Barrow, Moigh, Co. Limerick
Co. Limerick |
Barrows
In a field in Moigh, County Limerick, there is a slight depression in the earth that does not appear on any Ordnance Survey map, is invisible from satellite imagery, and yet has been carefully measured and recorded as a genuine archaeological feature.
It is the kind of thing that most walkers would cross without a second thought, reading it as nothing more than uneven ground, a quirk of the pasture rather than something deliberate and old.
The feature is classified as a barrow, a broad term for a burial mound or funerary earthwork, though in this case the monument expresses itself as a scarp rather than a raised mound.
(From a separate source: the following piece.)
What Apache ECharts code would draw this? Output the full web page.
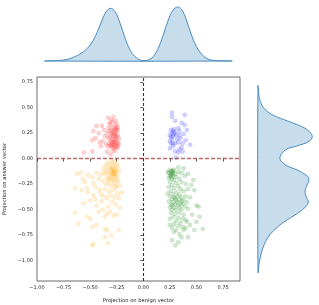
<!DOCTYPE html>
<html><head><meta charset="utf-8">
<script src="https://cdn.jsdelivr.net/npm/echarts@6/dist/echarts.min.js"></script>
<style>html,body{margin:0;padding:0;background:#fff}#c{width:319px;height:305px}</style>
</head><body><div id="c"></div>
<script>
// ---- data ----
const xTicks = [-1.0, -0.75, -0.5, -0.25, 0, 0.25, 0.5, 0.75];
const yTicks = [-1.0, -0.75, -0.5, -0.25, 0, 0.25, 0.5, 0.75];

const redPts = [[-0.33,0.40],[-0.28,0.41],[-0.30,0.38],[-0.44,0.32],[-0.39,0.32],[-0.47,0.27],[-0.42,0.25],[-0.45,0.20],[-0.48,0.18],[-0.41,0.16],[-0.38,0.17],[-0.48,0.07],[-0.56,0.06],[-0.34,0.07],[-0.31,0.04],[-0.28,0.07],[-0.36,0.22],[-0.40,0.12],[-0.35,0.14],[-0.37,0.28],
[-0.32,0.35],[-0.29,0.36],[-0.26,0.37],[-0.25,0.34],[-0.31,0.33],[-0.27,0.32],[-0.24,0.31],[-0.33,0.30],[-0.29,0.30],[-0.26,0.29],[-0.30,0.28],[-0.24,0.28],[-0.32,0.27],[-0.28,0.26],[-0.25,0.26],[-0.34,0.25],[-0.30,0.24],[-0.27,0.24],[-0.24,0.23],[-0.31,0.22],[-0.28,0.22],[-0.25,0.21],[-0.33,0.20],[-0.29,0.20],[-0.26,0.19],[-0.23,0.19],[-0.31,0.18],[-0.28,0.18],[-0.25,0.17],[-0.30,0.16],[-0.27,0.16],[-0.24,0.15],[-0.32,0.15],[-0.29,0.14],[-0.26,0.14],[-0.23,0.14],[-0.31,0.13],[-0.28,0.13],[-0.25,0.12],[-0.30,0.12],[-0.27,0.11],[-0.24,0.11],[-0.33,0.12],[-0.29,0.10],[-0.26,0.09],[-0.28,0.16],[-0.26,0.22],[-0.29,0.25],[-0.27,0.28],[-0.25,0.30]];

const bluePts = [[0.27,0.45],[0.27,0.41],[0.39,0.43],[0.30,0.37],[0.36,0.35],[0.39,0.33],[0.41,0.28],[0.33,0.30],[0.26,0.28],[0.28,0.27],[0.30,0.26],[0.27,0.25],[0.29,0.24],[0.25,0.23],[0.31,0.23],[0.28,0.22],[0.34,0.23],[0.35,0.20],[0.25,0.17],[0.26,0.15],[0.28,0.15],[0.30,0.15],[0.33,0.16],[0.37,0.15],[0.44,0.135],[0.28,0.12],[0.30,0.07],[0.33,0.06],[0.37,0.07],[0.31,0.01],[0.34,0.09],[0.27,0.19],[0.32,0.19],[0.38,0.24],[0.26,0.21],[0.29,0.29],[0.34,0.27],[0.36,0.11],[0.40,0.18],[0.25,0.10]];

const orangePts = [[-0.625,-0.15],[-0.59,-0.14],[-0.52,-0.16],[-0.48,-0.18],[-0.55,-0.23],[-0.64,-0.29],[-0.58,-0.31],[-0.53,-0.29],[-0.45,-0.28],[-0.41,-0.31],[-0.47,-0.36],[-0.56,-0.44],[-0.50,-0.41],[-0.44,-0.46],[-0.39,-0.42],[-0.34,-0.39],[-0.31,-0.36],[-0.27,-0.375],[-0.23,-0.39],[-0.20,-0.33],[-0.25,-0.28],[-0.64,-0.53],[-0.61,-0.64],[-0.53,-0.57],[-0.50,-0.59],[-0.48,-0.67],[-0.44,-0.65],[-0.36,-0.57],[-0.34,-0.54],[-0.28,-0.56],[-0.36,-0.69],[-0.34,-0.70],[-0.30,-0.75],[-0.23,-0.70],[-0.33,-0.83],[-0.47,-0.84],[-0.48,-0.85],[-0.36,-0.77],
[-0.42,-0.20],[-0.38,-0.22],[-0.35,-0.25],[-0.33,-0.21],[-0.30,-0.27],[-0.27,-0.24],[-0.24,-0.22],[-0.22,-0.26],[-0.36,-0.30],[-0.32,-0.32],[-0.28,-0.31],[-0.24,-0.34],[-0.40,-0.35],[-0.37,-0.37],[-0.29,-0.42],[-0.26,-0.45],[-0.22,-0.48],[-0.33,-0.47],[-0.38,-0.50],[-0.42,-0.52],[-0.31,-0.52],[-0.25,-0.55],[-0.45,-0.40],[-0.52,-0.33],[-0.57,-0.20],[-0.47,-0.24],
[-0.30,-0.02],[-0.27,-0.03],[-0.33,-0.04],[-0.29,-0.05],[-0.25,-0.05],[-0.35,-0.06],[-0.31,-0.07],[-0.27,-0.07],[-0.24,-0.08],[-0.37,-0.09],[-0.33,-0.09],[-0.29,-0.09],[-0.26,-0.10],[-0.31,-0.11],[-0.28,-0.11],[-0.25,-0.12],[-0.35,-0.12],[-0.30,-0.13],[-0.27,-0.13],[-0.29,-0.14],[-0.28,-0.15],[-0.26,-0.15],[-0.30,-0.16],[-0.27,-0.16],[-0.32,-0.17],[-0.29,-0.18],[-0.26,-0.18],[-0.24,-0.17],[-0.34,-0.19],[-0.31,-0.20],[-0.28,-0.20],[-0.25,-0.21],[-0.36,-0.15],[-0.38,-0.13],[-0.33,-0.14],[-0.29,-0.22],[-0.32,-0.24],[-0.26,-0.27],[-0.28,-0.12],[-0.27,-0.14],[-0.30,-0.10],[-0.40,-0.16],[-0.44,-0.14],[-0.22,-0.12]];

const greenPts = [[0.47,-0.21],[0.48,-0.31],[0.50,-0.46],[0.52,-0.47],[0.53,-0.57],[0.56,-0.69],[0.48,-0.70],[0.42,-0.77],[0.36,-0.77],[0.33,-0.82],[0.27,-0.80],[0.30,-0.85],[0.33,-0.085],[0.38,-0.095],[0.23,-0.13],[0.45,-0.26],[0.44,-0.38],[0.46,-0.55],[0.41,-0.62],[0.38,-0.70],[0.29,-0.72],[0.25,-0.65],[0.44,-0.65],[0.34,-0.74],[0.40,-0.68],[0.50,-0.62],
[0.25,-0.11],[0.27,-0.12],[0.29,-0.11],[0.26,-0.13],[0.28,-0.14],[0.24,-0.14],[0.27,-0.15],[0.26,-0.16],[0.30,-0.15],[0.25,-0.17],[0.28,-0.17],[0.33,-0.13],[0.36,-0.14],[0.31,-0.18],[0.39,-0.17],[0.24,-0.19],[0.27,-0.20],[0.34,-0.20],[0.29,-0.21],[0.42,-0.15],[0.26,-0.18],[0.28,-0.12],
[0.25,-0.23],[0.31,-0.24],[0.36,-0.23],[0.27,-0.26],[0.33,-0.27],[0.40,-0.25],[0.24,-0.28],[0.29,-0.29],[0.35,-0.30],[0.26,-0.32],[0.31,-0.33],[0.38,-0.32],[0.28,-0.35],[0.34,-0.35],[0.42,-0.30],[0.23,-0.34],
[0.25,-0.37],[0.29,-0.38],[0.32,-0.37],[0.36,-0.38],[0.40,-0.37],[0.27,-0.40],[0.31,-0.41],[0.34,-0.40],[0.38,-0.41],[0.24,-0.42],[0.28,-0.43],[0.32,-0.43],[0.36,-0.42],[0.41,-0.43],[0.26,-0.45],[0.30,-0.45],[0.33,-0.46],[0.37,-0.45],[0.25,-0.48],[0.29,-0.48],[0.34,-0.48],[0.39,-0.47],[0.27,-0.50],[0.31,-0.50],[0.36,-0.50],[0.42,-0.49],[0.30,-0.39],[0.35,-0.44],[0.27,-0.46],
[0.26,-0.53],[0.30,-0.54],[0.34,-0.53],[0.38,-0.55],[0.28,-0.57],[0.33,-0.58],[0.37,-0.59],[0.25,-0.59],[0.31,-0.61],[0.35,-0.63],[0.29,-0.64],[0.40,-0.60],[0.33,-0.66],[0.27,-0.68],[0.37,-0.67],[0.31,-0.70]];

// top marginal density of x
const kdeTopX = [-0.921,-0.749,-0.656,-0.562,-0.500,-0.453,-0.406,-0.359,-0.312,-0.265,-0.218,-0.171,-0.125,-0.078,-0.031,0.007,0.047,0.094,0.141,0.188,0.235,0.281,0.322,0.360,0.406,0.453,0.500,0.547,0.594,0.656,0.828];
const kdeTopD = [0,0.03,0.11,0.28,0.48,0.73,1.08,1.43,1.58,1.48,1.13,0.68,0.33,0.13,0.03,0.01,0.03,0.13,0.38,0.78,1.23,1.53,1.62,1.55,1.23,0.78,0.43,0.21,0.08,0.02,0];
// right marginal density of y
const kdeRightY = [0.711,0.579,0.497,0.431,0.382,0.333,0.283,0.217,0.168,0.125,0.086,0.004,-0.062,-0.112,-0.171,-0.210,-0.276,-0.325,-0.375,-0.424,-0.474,-0.539,-0.622,-0.704,-0.787,-0.901,-1.016,-1.115];
const kdeRightD = [0,0.05,0.17,0.42,0.77,1.17,1.47,1.62,1.52,1.17,0.82,0.65,0.82,1.17,1.47,1.52,1.44,1.40,1.44,1.50,1.42,1.17,0.77,0.47,0.27,0.12,0.04,0];

const xLabel = 'Projection on benign vector';
const yLabel = 'Projection on answer vector';

// ---- chart ----
const fmt = v => (Math.abs(v) < 1e-9 ? '0.00' : (v < 0 ? '\u2212' + (-v).toFixed(2) : v.toFixed(2)));
const FONT = 'DejaVu Sans';
const chart = echarts.init(document.getElementById('c'), null, {renderer: 'canvas'});

function kdeSeries(xi, yi, xs, ys) {
  return {
    type: 'custom', xAxisIndex: xi, yAxisIndex: yi, silent: true,
    data: [0],
    renderItem: function (params, api) {
      const pts = xs.map((x, i) => api.coord([x, ys[i]]));
      return {
        type: 'polygon',
        shape: {points: pts, smooth: 0.35},
        style: {fill: 'rgba(31,119,180,0.25)', stroke: '#4a8cc0', lineWidth: 1}
      };
    }
  };
}

const scat = (pts, color) => ({
  type: 'scatter', xAxisIndex: 0, yAxisIndex: 0, data: pts, symbolSize: 4.2, silent: true,
  itemStyle: {color: color, opacity: 0.18, borderColor: color, borderWidth: 0.5}
});

chart.setOption({
  animation: false,
  grid: [
    {left: 37, top: 77, width: 203, height: 204, show: true, borderColor: '#444', borderWidth: 0.8, backgroundColor: 'transparent', outerBoundsMode: 'none', containLabel: false},
    {left: 37, top: 3, width: 203, height: 58, outerBoundsMode: 'none', containLabel: false},
    {left: 258, top: 77, width: 59, height: 204, outerBoundsMode: 'none', containLabel: false}
  ],
  xAxis: [
    {gridIndex: 0, type: 'value', min: -1.0, max: 0.91, splitLine: {show: false},
      axisLine: {show: false}, axisTick: {show: true, length: 3, lineStyle: {color: '#333', width: 0.8}, customValues: xTicks},
      axisLabel: {fontSize: 5, color: '#222', fontFamily: FONT, margin: 4, formatter: fmt, customValues: xTicks},
      name: xLabel, nameLocation: 'middle', nameGap: 17, nameTextStyle: {fontSize: 5.2, color: '#222', fontFamily: FONT}},
    {gridIndex: 1, type: 'value', min: -1.0, max: 0.91, show: false},
    {gridIndex: 2, type: 'value', min: 0, max: 1.76, show: false}
  ],
  yAxis: [
    {gridIndex: 0, type: 'value', min: -1.2, max: 0.8, splitLine: {show: false},
      axisLine: {show: false}, axisTick: {show: true, length: 3, lineStyle: {color: '#333', width: 0.8}, customValues: yTicks},
      axisLabel: {fontSize: 5, color: '#222', fontFamily: FONT, margin: 4, formatter: fmt, customValues: yTicks},
      name: yLabel, nameLocation: 'middle', nameGap: 28, nameRotate: 90, nameTextStyle: {fontSize: 5.2, color: '#222', fontFamily: FONT}},
    {gridIndex: 1, type: 'value', min: 0, max: 1.74, show: false},
    {gridIndex: 2, type: 'value', min: -1.2, max: 0.8, show: false}
  ],
  series: [
    scat(orangePts, '#ffa500'),
    scat(greenPts, '#008000'),
    scat(redPts, '#ff0000'),
    scat(bluePts, '#0000ff'),
    {type: 'line', xAxisIndex: 0, yAxisIndex: 0, data: [], silent: true,
      markLine: {silent: true, symbol: 'none', label: {show: false}, animation: false,
        data: [
          {yAxis: 0, lineStyle: {color: 'rgba(165,42,42,0.7)', type: [4, 2], width: 1.3}},
          {xAxis: 0, lineStyle: {color: '#800080', type: [3, 2], width: 1.1}}
        ]}},
    kdeSeries(1, 1, kdeTopX, kdeTopD),
    kdeSeries(2, 2, kdeRightD, kdeRightY)
  ]
});
</script></body></html>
A scarp is essentially a sharp change in the level of the ground, here forming the boundary of a sub-oval enclosure measuring roughly eleven metres east to west and eight and a half metres north to south. The scarp itself is just under two metres wide and barely ten centimetres high, which goes some way towards explaining why it registers on neither the OS maps nor a Google Earth image captured in June 2018. The interior of the enclosed area is uneven and slopes from its centre towards both the north-east and the south-west. It sits at the base of a gentle north-east-facing slope in undulating pasture, with open views in all directions. The record was compiled by Martin Fitzpatrick and uploaded in July 2020.
Because the site is uncharted on standard maps, locating it requires some prior research and a good sense of the local topography. The surrounding pasture is privately farmed land, so any visit would need the landowner's permission. The gentle, open landscape means the broader setting is easy enough to read once you are on the ground, but the monument itself rewards patience and a slow pace; the scarp is so subtle that it reads more clearly underfoot than it does to the eye, particularly when the grass is long. A low, raking light in the early morning or late afternoon can help, throwing the slight change in ground level into enough shadow to make the oval shape legible from a short distance.